-- START Dataset excerpt --
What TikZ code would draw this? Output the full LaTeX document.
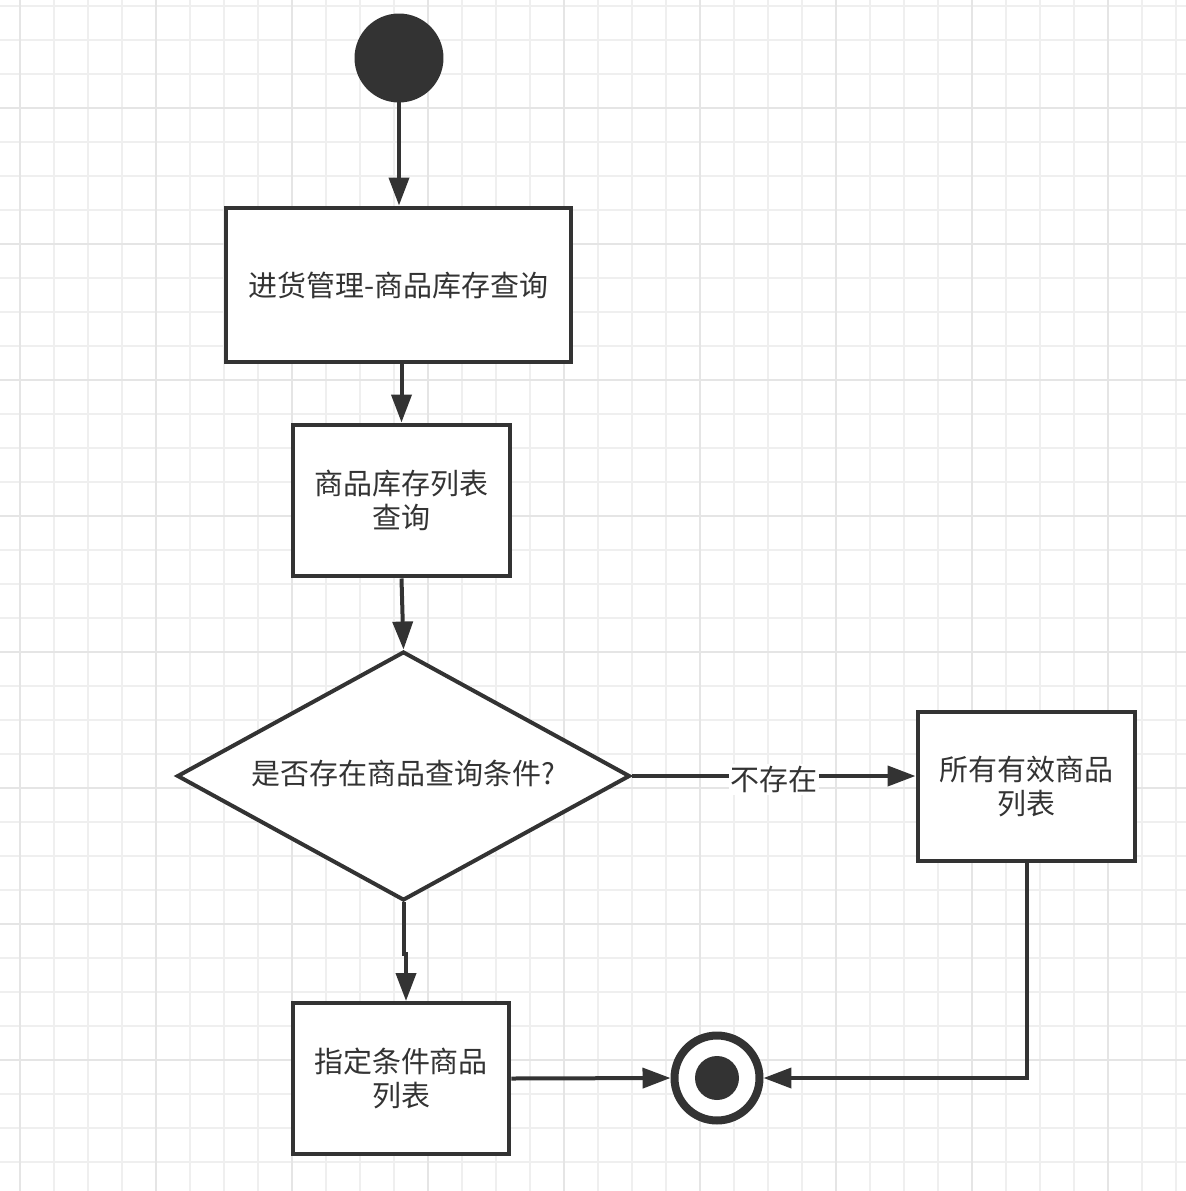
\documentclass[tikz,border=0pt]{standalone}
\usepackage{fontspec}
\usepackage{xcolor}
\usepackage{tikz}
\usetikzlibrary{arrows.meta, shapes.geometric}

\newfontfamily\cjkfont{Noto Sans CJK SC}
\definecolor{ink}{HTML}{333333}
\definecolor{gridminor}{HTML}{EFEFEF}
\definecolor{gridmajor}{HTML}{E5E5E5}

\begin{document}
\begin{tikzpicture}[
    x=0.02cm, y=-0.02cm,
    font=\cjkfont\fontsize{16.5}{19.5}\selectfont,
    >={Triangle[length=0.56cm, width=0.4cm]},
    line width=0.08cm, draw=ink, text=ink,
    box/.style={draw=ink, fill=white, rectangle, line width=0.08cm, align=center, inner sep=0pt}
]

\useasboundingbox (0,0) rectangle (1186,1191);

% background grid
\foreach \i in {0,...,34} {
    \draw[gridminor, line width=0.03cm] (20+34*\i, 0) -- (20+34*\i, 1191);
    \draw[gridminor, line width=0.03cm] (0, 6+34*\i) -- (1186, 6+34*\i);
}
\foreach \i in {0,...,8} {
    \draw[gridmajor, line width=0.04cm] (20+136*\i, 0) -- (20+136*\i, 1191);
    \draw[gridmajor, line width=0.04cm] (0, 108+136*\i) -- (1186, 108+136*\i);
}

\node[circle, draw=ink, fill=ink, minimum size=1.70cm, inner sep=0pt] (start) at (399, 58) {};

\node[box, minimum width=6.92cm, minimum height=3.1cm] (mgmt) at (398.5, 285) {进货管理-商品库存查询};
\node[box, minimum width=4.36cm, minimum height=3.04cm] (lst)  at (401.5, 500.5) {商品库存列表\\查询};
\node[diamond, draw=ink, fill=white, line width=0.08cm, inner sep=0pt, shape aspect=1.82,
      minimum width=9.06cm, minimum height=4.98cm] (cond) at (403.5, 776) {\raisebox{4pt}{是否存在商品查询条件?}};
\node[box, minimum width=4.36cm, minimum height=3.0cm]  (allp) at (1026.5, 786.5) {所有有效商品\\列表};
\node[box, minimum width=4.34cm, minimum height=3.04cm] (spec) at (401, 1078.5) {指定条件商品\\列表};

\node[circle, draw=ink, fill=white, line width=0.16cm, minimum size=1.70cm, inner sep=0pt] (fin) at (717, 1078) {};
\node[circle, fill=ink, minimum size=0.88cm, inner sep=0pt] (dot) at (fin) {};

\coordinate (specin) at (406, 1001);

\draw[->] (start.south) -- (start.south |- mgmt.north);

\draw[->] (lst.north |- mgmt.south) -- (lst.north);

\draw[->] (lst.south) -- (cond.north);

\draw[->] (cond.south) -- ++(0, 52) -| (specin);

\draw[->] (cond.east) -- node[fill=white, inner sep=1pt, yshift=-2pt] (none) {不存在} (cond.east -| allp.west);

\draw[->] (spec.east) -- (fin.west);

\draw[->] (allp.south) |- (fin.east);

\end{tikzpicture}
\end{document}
-- END Dataset excerpt --
● **Problem to solve**: Pictures stay out. Repeat only the lines from the beginning of the data through the line that has "minimum width=4.34cm, minimum".

● **Solved exercise**:
What TikZ code would draw this? Output the full LaTeX document.
\documentclass[tikz,border=0pt]{standalone}
\usepackage{fontspec}
\usepackage{xcolor}
\usepackage{tikz}
\usetikzlibrary{arrows.meta, shapes.geometric}

\newfontfamily\cjkfont{Noto Sans CJK SC}
\definecolor{ink}{HTML}{333333}
\definecolor{gridminor}{HTML}{EFEFEF}
\definecolor{gridmajor}{HTML}{E5E5E5}

\begin{document}
\begin{tikzpicture}[
    x=0.02cm, y=-0.02cm,
    font=\cjkfont\fontsize{16.5}{19.5}\selectfont,
    >={Triangle[length=0.56cm, width=0.4cm]},
    line width=0.08cm, draw=ink, text=ink,
    box/.style={draw=ink, fill=white, rectangle, line width=0.08cm, align=center, inner sep=0pt}
]

\useasboundingbox (0,0) rectangle (1186,1191);

% background grid
\foreach \i in {0,...,34} {
    \draw[gridminor, line width=0.03cm] (20+34*\i, 0) -- (20+34*\i, 1191);
    \draw[gridminor, line width=0.03cm] (0, 6+34*\i) -- (1186, 6+34*\i);
}
\foreach \i in {0,...,8} {
    \draw[gridmajor, line width=0.04cm] (20+136*\i, 0) -- (20+136*\i, 1191);
    \draw[gridmajor, line width=0.04cm] (0, 108+136*\i) -- (1186, 108+136*\i);
}

\node[circle, draw=ink, fill=ink, minimum size=1.70cm, inner sep=0pt] (start) at (399, 58) {};

\node[box, minimum width=6.92cm, minimum height=3.1cm] (mgmt) at (398.5, 285) {进货管理-商品库存查询};
\node[box, minimum width=4.36cm, minimum height=3.04cm] (lst)  at (401.5, 500.5) {商品库存列表\\查询};
\node[diamond, draw=ink, fill=white, line width=0.08cm, inner sep=0pt, shape aspect=1.82,
      minimum width=9.06cm, minimum height=4.98cm] (cond) at (403.5, 776) {\raisebox{4pt}{是否存在商品查询条件?}};
\node[box, minimum width=4.36cm, minimum height=3.0cm]  (allp) at (1026.5, 786.5) {所有有效商品\\列表};
\node[box, minimum width=4.34cm, minimum height=3.04cm] (spec) at (401, 1078.5) {指定条件商品\\列表};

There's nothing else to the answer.